Even Wednesday morning, he said, callers were joking about the possibility of a pope from Latin America.

“The idea it would be a Hispanic pope was more a dream than anything else,” he said.

Bergoglio and the other 114 cardinals in the conclave were picked by orthodox Popes Benedict XVI and John Paul II, so it was hardly a surprise as news reports quickly surfaced of his intense rhetoric in 2010 against a bill to legalize same-sex marriage in Argentina, which eventually passed.

The bill, he said, is “a machination of the Father of Lies that seeks to confuse and deceive the children of God.”

But many American Catholics, tired of culture wars, focused Wednesday on what they shared with Bergoglio, and there was a lot.

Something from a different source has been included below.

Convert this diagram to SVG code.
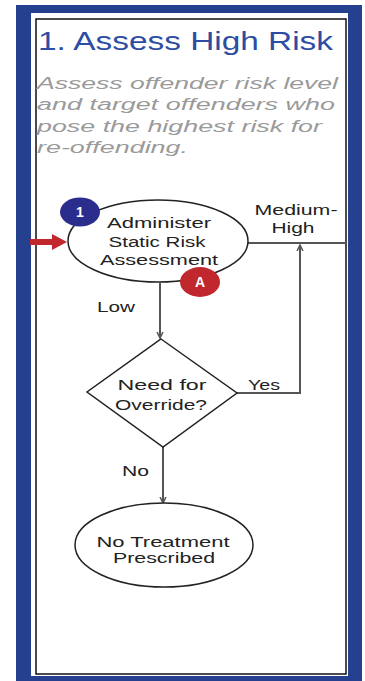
<svg xmlns="http://www.w3.org/2000/svg" width="365" height="681" viewBox="0 0 365 681">
<defs>
<style>
.t{font-family:"Liberation Sans",Arial,sans-serif;font-size:14px;fill:#222;}
.sub{font-family:"Liberation Sans",Arial,sans-serif;font-size:16px;font-style:italic;fill:#9a9a9a;}
.title{font-family:"Liberation Sans",Arial,sans-serif;font-size:26px;fill:#2c4da3;}
.shape{fill:#fff;stroke:#222;stroke-width:1.5;}
.conn{fill:none;stroke:#555;stroke-width:2;}
.badge{font-family:"Liberation Sans",Arial,sans-serif;font-size:14px;font-weight:bold;fill:#fff;}
</style>
<marker id="arr" markerWidth="8" markerHeight="8" refX="6" refY="4" orient="auto" markerUnits="userSpaceOnUse">
<path d="M0,1 L6,4 L0,7" fill="none" stroke="#555" stroke-width="1.5"/>
</marker>
</defs>
<rect x="0" y="0" width="365" height="681" fill="#fff"/>
<rect x="16" y="5" width="346" height="676" fill="#24408e"/>
<rect x="31" y="13" width="317" height="663" fill="#fff"/>
<rect x="36" y="19" width="310" height="655" fill="none" stroke="#111" stroke-width="1.5"/>

<g id="title">
<text class="title" x="38" y="50" textLength="295" lengthAdjust="spacingAndGlyphs">1. Assess High Risk</text>
</g>
<g id="subtitle">
<text class="sub" x="37" y="89" textLength="301" lengthAdjust="spacingAndGlyphs">Assess offender risk level</text>
<text class="sub" x="37" y="110" textLength="298" lengthAdjust="spacingAndGlyphs">and target offenders who</text>
<text class="sub" x="37" y="132" textLength="285" lengthAdjust="spacingAndGlyphs">pose the highest risk for</text>
<text class="sub" x="37" y="153" textLength="151" lengthAdjust="spacingAndGlyphs">re-offending.</text>
</g>

<g id="connectors">
<path class="conn" d="M248,243 H346"/>
<path class="conn" d="M160,283 V338" marker-end="url(#arr)"/>
<path class="conn" d="M237,393 H300 V245" marker-end="url(#arr)"/>
<path class="conn" d="M163,447 V503" marker-end="url(#arr)"/>
<text class="t" x="97" y="312" textLength="38" lengthAdjust="spacingAndGlyphs">Low</text>
<text class="t" x="296" y="215" text-anchor="middle" textLength="83" lengthAdjust="spacingAndGlyphs">Medium-</text>
<text class="t" x="293" y="233" text-anchor="middle" textLength="43" lengthAdjust="spacingAndGlyphs">High</text>
<text class="t" x="248" y="390" textLength="32" lengthAdjust="spacingAndGlyphs">Yes</text>
<text class="t" x="122" y="476" textLength="27" lengthAdjust="spacingAndGlyphs">No</text>
</g>

<g id="entry-arrow">
<path d="M30,239 H52 V234 L67,242 L52,250 V245 H30 Z" fill="#c0282d"/>
</g>

<g id="node-assess">
<ellipse class="shape" cx="158" cy="241" rx="90" ry="41"/>
<text class="t" x="159" y="228" text-anchor="middle" textLength="104" lengthAdjust="spacingAndGlyphs">Administer</text>
<text class="t" x="157" y="247" text-anchor="middle" textLength="97" lengthAdjust="spacingAndGlyphs">Static Risk</text>
<text class="t" x="159" y="265" text-anchor="middle" textLength="118" lengthAdjust="spacingAndGlyphs">Assessment</text>
</g>

<g id="badge-1">
<ellipse cx="80" cy="212" rx="20" ry="14.5" fill="#2b2d8c"/>
<text class="badge" x="80" y="217" text-anchor="middle">1</text>
</g>

<g id="badge-A">
<ellipse cx="200" cy="282" rx="20" ry="15" fill="#c0282d"/>
<text class="badge" x="200" y="287" text-anchor="middle">A</text>
</g>

<g id="node-override">
<polygon class="shape" points="161,339 237,393 163,447 87,392"/>
<text class="t" x="162" y="390" text-anchor="middle" textLength="89" lengthAdjust="spacingAndGlyphs">Need for</text>
<text class="t" x="161" y="410" text-anchor="middle" textLength="92" lengthAdjust="spacingAndGlyphs">Override?</text>
</g>

<g id="node-notreatment">
<ellipse class="shape" cx="164" cy="545" rx="89" ry="42"/>
<text class="t" x="163" y="547" text-anchor="middle" textLength="133" lengthAdjust="spacingAndGlyphs">No Treatment</text>
<text class="t" x="164" y="563" text-anchor="middle" textLength="102" lengthAdjust="spacingAndGlyphs">Prescribed</text>
</g>
</svg>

The son of working-class parents, the new pope has spent much of his life in a country where Catholics — even more so than in the United States — are drifting far from the church. Only 19 percent of Argentine Catholics attend weekly Mass, less than half the percentage in the United States.

When he became archbishop, he told people not to spend money traveling to celebrate him and to instead give it to the poor. He reportedly takes the bus and cooks his own meals. On Wednesday, in his first act as pope, he bowed and asked Catholics to pray for him.

“We certainly see our Jesuit pope from South America as a man with an opportunity to lead the world by example: One that places the needs of the least among us first, rather than first emphasizing sexual politics,” said Chris Pumpelly of the progressive group Catholics United. “By everything I’ve heard about him, he just might be the leader American Catholics have been so desperately needing.”

John Gehring, Catholic program director at the progressive group Faith in Public Life, said he was hopeful the new pope would bring renewed attention to issues of social justice.